● **Stated goal**:
Exactly repeat the material, dropping every picture from the copy.

● **Provided material**:
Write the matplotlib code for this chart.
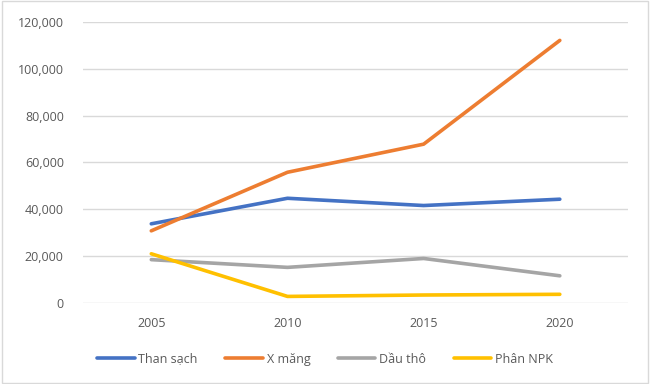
import matplotlib
matplotlib.use("Agg")
import matplotlib.pyplot as plt
from matplotlib.patches import Rectangle
from matplotlib.ticker import FuncFormatter

years = ["2005", "2010", "2015", "2020"]
than_sach = [33800, 44700, 41600, 44300]
xi_mang = [30800, 55800, 67800, 112100]
dau_tho = [18500, 15200, 19000, 11600]
phan_npk = [21000, 2800, 3400, 3700]

series_names = ["Than sạch", "X măng", "Dầu thô", "Phân NPK"]
colors = ["#4472C4", "#ED7D31", "#A5A5A5", "#FFC000"]

plt.rcParams['font.family'] = ['Open Sans', 'DejaVu Sans']

fig = plt.figure(figsize=(6.5, 3.84), dpi=100)
ax = fig.add_axes([0.128, 0.211, 0.838, 0.732])

x = list(range(len(years)))
for vals, name, c in zip([than_sach, xi_mang, dau_tho, phan_npk], series_names, colors):
    ax.plot(x, vals, color=c, lw=2.6, label=name, solid_capstyle='round', zorder=3)

ax.set_xlim(-0.5, len(years) - 0.5)
ax.set_ylim(0, 120000)
ax.set_yticks(range(0, 120001, 20000))
ax.yaxis.set_major_formatter(FuncFormatter(lambda v, p: f"{int(v):,}"))
ax.set_xticks(x)
ax.set_xticklabels(years)
ax.grid(axis='y', color='#D9D9D9', lw=1.0, zorder=0)
for s in ax.spines.values():
    s.set_visible(False)
ax.tick_params(length=0, colors='#595959', labelsize=9)
ax.tick_params(axis='y', pad=14)
ax.tick_params(axis='x', pad=10)

leg = fig.legend(loc='center', bbox_to_anchor=(0.5, 0.065), ncol=4, frameon=False,
                 fontsize=9, handlelength=3.0, handletextpad=0.3, columnspacing=2.2)
for t in leg.get_texts():
    t.set_color('#595959')

fig.patches.append(Rectangle((0.003, 0.003), 0.994, 0.994, transform=fig.transFigure,
                             fill=False, edgecolor='#D9D9D9', lw=1.0))

fig.savefig("out.png", dpi=100, facecolor='white')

● **Answer to this task**:
Write the matplotlib code for this chart.
import matplotlib
matplotlib.use("Agg")
import matplotlib.pyplot as plt
from matplotlib.patches import Rectangle
from matplotlib.ticker import FuncFormatter

years = ["2005", "2010", "2015", "2020"]
than_sach = [33800, 44700, 41600, 44300]
xi_mang = [30800, 55800, 67800, 112100]
dau_tho = [18500, 15200, 19000, 11600]
phan_npk = [21000, 2800, 3400, 3700]

series_names = ["Than sạch", "X măng", "Dầu thô", "Phân NPK"]
colors = ["#4472C4", "#ED7D31", "#A5A5A5", "#FFC000"]

plt.rcParams['font.family'] = ['Open Sans', 'DejaVu Sans']

fig = plt.figure(figsize=(6.5, 3.84), dpi=100)
ax = fig.add_axes([0.128, 0.211, 0.838, 0.732])

x = list(range(len(years)))
for vals, name, c in zip([than_sach, xi_mang, dau_tho, phan_npk], series_names, colors):
    ax.plot(x, vals, color=c, lw=2.6, label=name, solid_capstyle='round', zorder=3)

ax.set_xlim(-0.5, len(years) - 0.5)
ax.set_ylim(0, 120000)
ax.set_yticks(range(0, 120001, 20000))
ax.yaxis.set_major_formatter(FuncFormatter(lambda v, p: f"{int(v):,}"))
ax.set_xticks(x)
ax.set_xticklabels(years)
ax.grid(axis='y', color='#D9D9D9', lw=1.0, zorder=0)
for s in ax.spines.values():
    s.set_visible(False)
ax.tick_params(length=0, colors='#595959', labelsize=9)
ax.tick_params(axis='y', pad=14)
ax.tick_params(axis='x', pad=10)

leg = fig.legend(loc='center', bbox_to_anchor=(0.5, 0.065), ncol=4, frameon=False,
                 fontsize=9, handlelength=3.0, handletextpad=0.3, columnspacing=2.2)
for t in leg.get_texts():
    t.set_color('#595959')

fig.patches.append(Rectangle((0.003, 0.003), 0.994, 0.994, transform=fig.transFigure,
                             fill=False, edgecolor='#D9D9D9', lw=1.0))

fig.savefig("out.png", dpi=100, facecolor='white')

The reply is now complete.